Когда возвращаешься мысленно к той далекой поре, кажутся непостижимыми равнодушие, слепота и глухота, которые овладели людьми, знавшими поэта близко, его друзьями и соратниками.
На открытии Клуба мастеров искусств я впервые услышал, как Маяковский читал вступление к поэме «Во весь голос».
Обстановка была парадная, банкетная, легкомысленная. Собравшиеся сидели за столиками. Самые прославленные представители различных муз соревновались в умении развлекать узкий круг (зал маленький, от силы полтораста человек) изощренных ценителей.
На полукапустническом фоне стихи Маяковского резанули по сердцу.
«Наших дней изучая потемки…» Какие потемки? Это кому же темно в светлые дни ликвидации кулачества как класса и всеобщей победы, одержанной Российской ассоциацией пролетарских писателей над иноверцами, в том числе над самим неукротимым Маяковским?
Меня поразили глубокое беспокойство, невысказанная боль, охватившие сердце поэта.

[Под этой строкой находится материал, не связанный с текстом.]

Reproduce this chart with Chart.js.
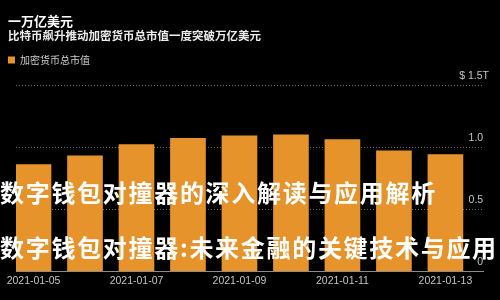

Он обращался к потомкам, потому что отчаялся услышать отклик современников. Как можно было пройти мимо его трагической настроенности?!
Бас Маяковского рокотал, некогда было оценить всю силу и глубину образа, неповторимую инструментовку стиха, изумительное искусство звукописи – совсем другое ощущение охватило меня: внутренняя дрожь, неосознанное чувство тревоги, беспокойства.